## Dataset section

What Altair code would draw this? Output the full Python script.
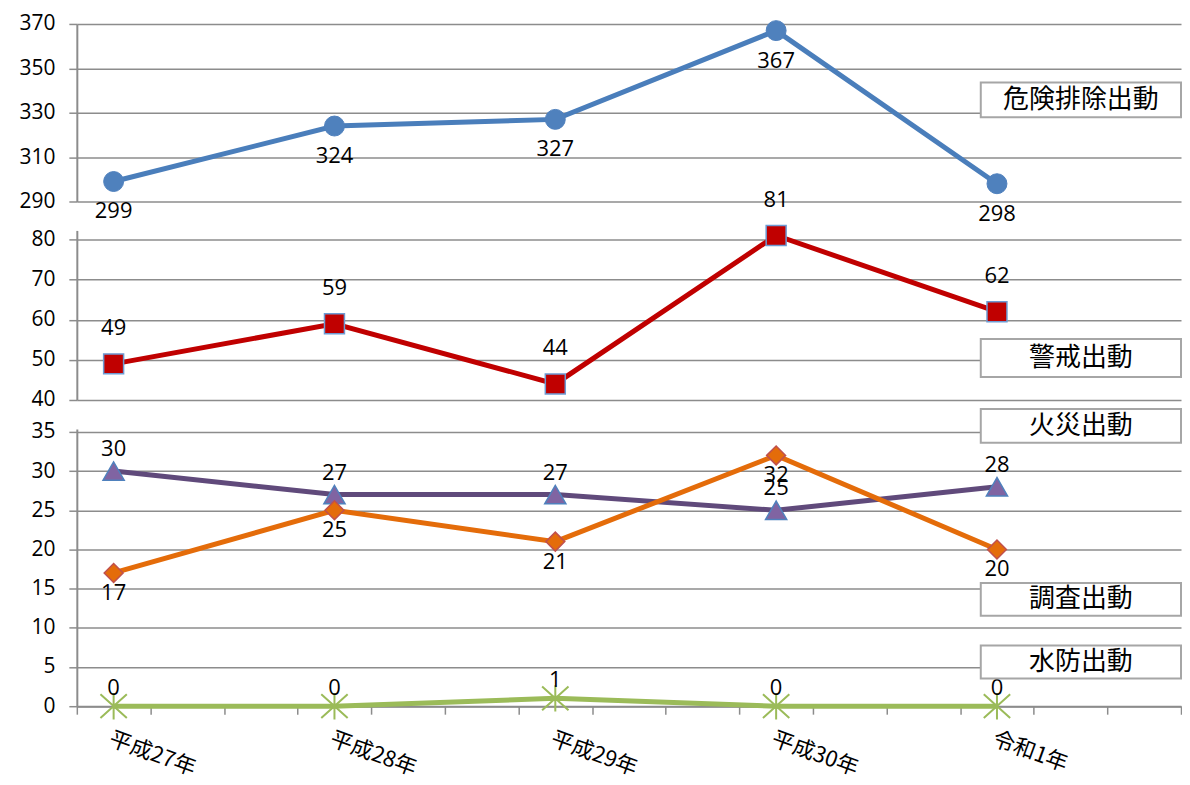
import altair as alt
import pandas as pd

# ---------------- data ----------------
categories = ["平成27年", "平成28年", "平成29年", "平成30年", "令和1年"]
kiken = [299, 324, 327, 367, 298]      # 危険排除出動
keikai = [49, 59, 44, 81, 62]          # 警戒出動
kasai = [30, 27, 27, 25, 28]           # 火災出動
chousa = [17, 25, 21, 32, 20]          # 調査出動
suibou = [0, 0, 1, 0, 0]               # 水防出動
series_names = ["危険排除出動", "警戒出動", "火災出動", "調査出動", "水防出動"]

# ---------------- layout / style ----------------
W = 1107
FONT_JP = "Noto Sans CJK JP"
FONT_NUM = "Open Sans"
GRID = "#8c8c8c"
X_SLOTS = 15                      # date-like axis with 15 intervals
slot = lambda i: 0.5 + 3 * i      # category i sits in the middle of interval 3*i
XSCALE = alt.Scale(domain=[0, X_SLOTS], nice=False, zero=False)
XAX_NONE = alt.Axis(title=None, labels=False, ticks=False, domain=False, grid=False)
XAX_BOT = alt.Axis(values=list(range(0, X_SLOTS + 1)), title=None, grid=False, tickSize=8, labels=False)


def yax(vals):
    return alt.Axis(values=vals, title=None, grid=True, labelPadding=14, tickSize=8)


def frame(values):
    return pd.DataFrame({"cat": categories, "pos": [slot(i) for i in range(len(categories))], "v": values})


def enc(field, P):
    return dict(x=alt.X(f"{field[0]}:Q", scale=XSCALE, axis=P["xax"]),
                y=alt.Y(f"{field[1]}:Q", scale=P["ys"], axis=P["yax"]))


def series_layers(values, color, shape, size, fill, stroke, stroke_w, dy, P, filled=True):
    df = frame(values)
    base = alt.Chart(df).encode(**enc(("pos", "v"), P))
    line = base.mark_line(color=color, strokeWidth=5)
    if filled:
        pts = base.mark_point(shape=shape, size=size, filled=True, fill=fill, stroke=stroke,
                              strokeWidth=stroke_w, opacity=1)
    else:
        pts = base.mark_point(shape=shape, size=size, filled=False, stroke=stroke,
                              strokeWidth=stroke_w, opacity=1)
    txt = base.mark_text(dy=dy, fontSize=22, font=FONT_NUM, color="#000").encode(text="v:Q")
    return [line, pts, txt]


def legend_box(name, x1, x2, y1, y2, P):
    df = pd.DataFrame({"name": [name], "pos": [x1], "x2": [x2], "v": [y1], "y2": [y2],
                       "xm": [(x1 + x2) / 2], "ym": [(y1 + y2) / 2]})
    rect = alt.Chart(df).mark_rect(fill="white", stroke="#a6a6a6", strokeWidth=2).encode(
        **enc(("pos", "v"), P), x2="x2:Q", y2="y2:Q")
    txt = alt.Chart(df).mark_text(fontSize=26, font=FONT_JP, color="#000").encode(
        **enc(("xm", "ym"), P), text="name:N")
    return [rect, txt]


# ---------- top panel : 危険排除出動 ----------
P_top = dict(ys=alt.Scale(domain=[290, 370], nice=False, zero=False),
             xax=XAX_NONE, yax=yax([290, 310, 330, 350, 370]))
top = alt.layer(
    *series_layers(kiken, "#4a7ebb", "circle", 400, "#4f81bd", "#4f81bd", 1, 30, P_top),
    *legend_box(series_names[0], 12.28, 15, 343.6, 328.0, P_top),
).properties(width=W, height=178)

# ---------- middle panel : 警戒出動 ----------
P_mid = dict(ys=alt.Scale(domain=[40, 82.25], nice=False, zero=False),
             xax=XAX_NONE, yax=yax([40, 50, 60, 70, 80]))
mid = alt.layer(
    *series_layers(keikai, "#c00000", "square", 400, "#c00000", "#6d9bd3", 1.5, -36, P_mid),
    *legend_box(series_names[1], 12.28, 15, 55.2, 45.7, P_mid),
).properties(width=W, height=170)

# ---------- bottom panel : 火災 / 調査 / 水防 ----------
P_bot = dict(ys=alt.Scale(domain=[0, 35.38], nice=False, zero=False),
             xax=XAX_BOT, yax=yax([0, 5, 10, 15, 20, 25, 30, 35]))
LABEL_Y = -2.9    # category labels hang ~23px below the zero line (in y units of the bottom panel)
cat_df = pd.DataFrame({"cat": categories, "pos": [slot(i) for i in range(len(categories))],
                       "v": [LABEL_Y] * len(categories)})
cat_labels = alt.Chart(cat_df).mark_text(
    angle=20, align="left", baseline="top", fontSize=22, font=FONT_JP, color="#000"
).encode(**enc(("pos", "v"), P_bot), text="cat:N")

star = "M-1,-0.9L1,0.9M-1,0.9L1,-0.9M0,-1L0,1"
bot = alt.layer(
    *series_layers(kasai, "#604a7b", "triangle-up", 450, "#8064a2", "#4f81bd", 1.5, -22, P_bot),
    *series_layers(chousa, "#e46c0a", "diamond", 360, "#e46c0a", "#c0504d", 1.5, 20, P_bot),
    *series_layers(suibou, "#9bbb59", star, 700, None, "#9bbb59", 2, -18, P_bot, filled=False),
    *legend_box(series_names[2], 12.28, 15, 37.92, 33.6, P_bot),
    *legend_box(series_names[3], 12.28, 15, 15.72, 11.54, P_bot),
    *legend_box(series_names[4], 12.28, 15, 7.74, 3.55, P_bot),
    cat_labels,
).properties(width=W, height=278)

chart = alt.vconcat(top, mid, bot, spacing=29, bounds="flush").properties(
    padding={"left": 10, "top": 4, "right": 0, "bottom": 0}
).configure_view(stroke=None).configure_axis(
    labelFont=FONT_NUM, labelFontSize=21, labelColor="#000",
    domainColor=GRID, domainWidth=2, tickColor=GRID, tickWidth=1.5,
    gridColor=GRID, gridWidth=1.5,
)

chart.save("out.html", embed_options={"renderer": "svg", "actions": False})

## Goal of the exercise
Exclude the images, then output the data above word for word.

## Complete output
What Altair code would draw this? Output the full Python script.
import altair as alt
import pandas as pd

# ---------------- data ----------------
categories = ["平成27年", "平成28年", "平成29年", "平成30年", "令和1年"]
kiken = [299, 324, 327, 367, 298]      # 危険排除出動
keikai = [49, 59, 44, 81, 62]          # 警戒出動
kasai = [30, 27, 27, 25, 28]           # 火災出動
chousa = [17, 25, 21, 32, 20]          # 調査出動
suibou = [0, 0, 1, 0, 0]               # 水防出動
series_names = ["危険排除出動", "警戒出動", "火災出動", "調査出動", "水防出動"]

# ---------------- layout / style ----------------
W = 1107
FONT_JP = "Noto Sans CJK JP"
FONT_NUM = "Open Sans"
GRID = "#8c8c8c"
X_SLOTS = 15                      # date-like axis with 15 intervals
slot = lambda i: 0.5 + 3 * i      # category i sits in the middle of interval 3*i
XSCALE = alt.Scale(domain=[0, X_SLOTS], nice=False, zero=False)
XAX_NONE = alt.Axis(title=None, labels=False, ticks=False, domain=False, grid=False)
XAX_BOT = alt.Axis(values=list(range(0, X_SLOTS + 1)), title=None, grid=False, tickSize=8, labels=False)


def yax(vals):
    return alt.Axis(values=vals, title=None, grid=True, labelPadding=14, tickSize=8)


def frame(values):
    return pd.DataFrame({"cat": categories, "pos": [slot(i) for i in range(len(categories))], "v": values})


def enc(field, P):
    return dict(x=alt.X(f"{field[0]}:Q", scale=XSCALE, axis=P["xax"]),
                y=alt.Y(f"{field[1]}:Q", scale=P["ys"], axis=P["yax"]))


def series_layers(values, color, shape, size, fill, stroke, stroke_w, dy, P, filled=True):
    df = frame(values)
    base = alt.Chart(df).encode(**enc(("pos", "v"), P))
    line = base.mark_line(color=color, strokeWidth=5)
    if filled:
        pts = base.mark_point(shape=shape, size=size, filled=True, fill=fill, stroke=stroke,
                              strokeWidth=stroke_w, opacity=1)
    else:
        pts = base.mark_point(shape=shape, size=size, filled=False, stroke=stroke,
                              strokeWidth=stroke_w, opacity=1)
    txt = base.mark_text(dy=dy, fontSize=22, font=FONT_NUM, color="#000").encode(text="v:Q")
    return [line, pts, txt]


def legend_box(name, x1, x2, y1, y2, P):
    df = pd.DataFrame({"name": [name], "pos": [x1], "x2": [x2], "v": [y1], "y2": [y2],
                       "xm": [(x1 + x2) / 2], "ym": [(y1 + y2) / 2]})
    rect = alt.Chart(df).mark_rect(fill="white", stroke="#a6a6a6", strokeWidth=2).encode(
        **enc(("pos", "v"), P), x2="x2:Q", y2="y2:Q")
    txt = alt.Chart(df).mark_text(fontSize=26, font=FONT_JP, color="#000").encode(
        **enc(("xm", "ym"), P), text="name:N")
    return [rect, txt]


# ---------- top panel : 危険排除出動 ----------
P_top = dict(ys=alt.Scale(domain=[290, 370], nice=False, zero=False),
             xax=XAX_NONE, yax=yax([290, 310, 330, 350, 370]))
top = alt.layer(
    *series_layers(kiken, "#4a7ebb", "circle", 400, "#4f81bd", "#4f81bd", 1, 30, P_top),
    *legend_box(series_names[0], 12.28, 15, 343.6, 328.0, P_top),
).properties(width=W, height=178)

# ---------- middle panel : 警戒出動 ----------
P_mid = dict(ys=alt.Scale(domain=[40, 82.25], nice=False, zero=False),
             xax=XAX_NONE, yax=yax([40, 50, 60, 70, 80]))
mid = alt.layer(
    *series_layers(keikai, "#c00000", "square", 400, "#c00000", "#6d9bd3", 1.5, -36, P_mid),
    *legend_box(series_names[1], 12.28, 15, 55.2, 45.7, P_mid),
).properties(width=W, height=170)

# ---------- bottom panel : 火災 / 調査 / 水防 ----------
P_bot = dict(ys=alt.Scale(domain=[0, 35.38], nice=False, zero=False),
             xax=XAX_BOT, yax=yax([0, 5, 10, 15, 20, 25, 30, 35]))
LABEL_Y = -2.9    # category labels hang ~23px below the zero line (in y units of the bottom panel)
cat_df = pd.DataFrame({"cat": categories, "pos": [slot(i) for i in range(len(categories))],
                       "v": [LABEL_Y] * len(categories)})
cat_labels = alt.Chart(cat_df).mark_text(
    angle=20, align="left", baseline="top", fontSize=22, font=FONT_JP, color="#000"
).encode(**enc(("pos", "v"), P_bot), text="cat:N")

star = "M-1,-0.9L1,0.9M-1,0.9L1,-0.9M0,-1L0,1"
bot = alt.layer(
    *series_layers(kasai, "#604a7b", "triangle-up", 450, "#8064a2", "#4f81bd", 1.5, -22, P_bot),
    *series_layers(chousa, "#e46c0a", "diamond", 360, "#e46c0a", "#c0504d", 1.5, 20, P_bot),
    *series_layers(suibou, "#9bbb59", star, 700, None, "#9bbb59", 2, -18, P_bot, filled=False),
    *legend_box(series_names[2], 12.28, 15, 37.92, 33.6, P_bot),
    *legend_box(series_names[3], 12.28, 15, 15.72, 11.54, P_bot),
    *legend_box(series_names[4], 12.28, 15, 7.74, 3.55, P_bot),
    cat_labels,
).properties(width=W, height=278)

chart = alt.vconcat(top, mid, bot, spacing=29, bounds="flush").properties(
    padding={"left": 10, "top": 4, "right": 0, "bottom": 0}
).configure_view(stroke=None).configure_axis(
    labelFont=FONT_NUM, labelFontSize=21, labelColor="#000",
    domainColor=GRID, domainWidth=2, tickColor=GRID, tickWidth=1.5,
    gridColor=GRID, gridWidth=1.5,
)

chart.save("out.html", embed_options={"renderer": "svg", "actions": False})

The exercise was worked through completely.